Finding the Strangeness in the Familiar

 
It’s hard to get far enough out of our familiar patterns to see what is truly odd in our everyday lives. Yet there are things that we would view as strange if we came from another planet. I’ve always thought that Martians would be amazed at the way we ritually gather in our dwellings, alone or in groups, every evening between seven and eleven, and gaze silently at little boxes of flickering light. Visitors from afar might think these boxes were altars to some deity.
What would someone from Mars think of the western sport of rodeo? We train the bull to throw the rider; we train the rider to stay on the bull. To quote a rodeo announcer on TV, “If you land on your feet, then things didn’t go well at all!” Meanwhile, the participant at greatest risk is the one dressed like a circus clown. If this doesn’t fit the definition of strange, I don’t know what does. But every region and country has sports that appear odd from the outside (check out curling — or golf).
Would Martian visitors find it odd that grain alcohol is legally available and acceptable throughout most of America, but that people who smoke marijuana are supposed to go to jail? Or that our government’s way of showing it is wrong to kill is — to kill? Or that many powerful leaders of business and government organizations tremble at the idea of appearing in public without a knotted piece of silk dangling from their necks?
No, I’m not saying we should all stop wearing ties. I think a beautiful Italian tie is one of life’s blessings. I will wear mine long after it is banned in Silicon Valley. What I am saying is this: it’s worth stepping outside our own world and looking at what might be odd from other points of view.
 

 
Learning from and Living with Paradoxes

 “The paradox is the source of the thinker’s passion.”—Soren Kierkegaard
If you can get to the point where half of you is asking, “Why?” and half of you is saying “Why not?” then you may achieve new insights.
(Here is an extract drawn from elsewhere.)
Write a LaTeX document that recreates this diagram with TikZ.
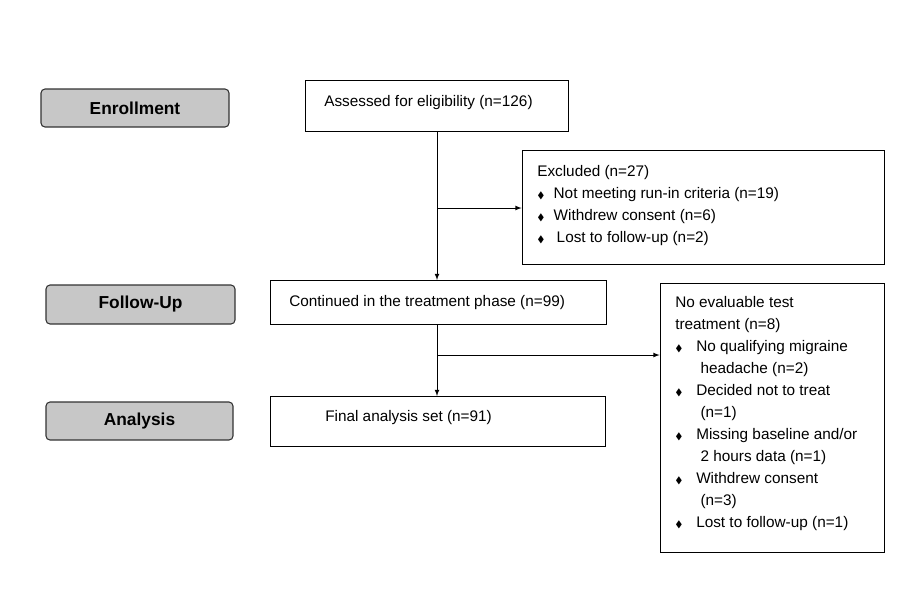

For example, in the 1960s you might have asked, “Why does it take me so long to get in and out of supermarkets?” But the next day, you might be in one of first 7-11 stores saying, “Why do people pay so much for these items when they could buy them for a lot less at the supermarket?” If you had put the two thoughts together, you might have answered your own questions.
Look at the paradoxes that you will find throughout this book if you read between the lines:
·        One of the most important things is understanding the future, being a visionary in some way large or small. But understanding the future first and foremost comes from looking at the past.
·        Understanding the world, the key changes going on around the globe, depends on understanding our own town and neighborhood. Putting our own culture in perspective requires looking outward at other cultures. The foreign is understood through the familiar, the familiar better understood through the foreign.
·        The best teachers are also scholars, always learning. Learning is enhanced through teaching and discussing what you know.
·        To succeed, you must be obsessed with observing others and serving them. You must go out of your way to see things as others see them, to put yourself in other people’s shoes. But you will not succeed unless you look deeply within yourself, at your own goals and desires, understanding and developing your own unique style and personality.
·        To understand the world, you must be continually “grazing,” eyes wide open and interested in everything. But to be successful you must be extremely focused, figuring out what things are most important to achieving your goals and putting your energy into them.
·        Successful enterprises are successful because they have a consistent essence, which they hold true to, through thick and thin. Successful enterprises adapt (change) on a daily basis to the shifting needs of their customers and to new technologies. Knowing what to change and what not to change are at the core of leadership.
 
Resolution of such conflicts is not what we seek. We don’t want to pick “either-or.” Remember that a string stretched taut is made stronger by the tension of being pulled from both ends. The interwoven nature of all these ideas will become clear throughout this book. It is above all else intended to be a challenge to your thinking, a springboard from which you can create you own success.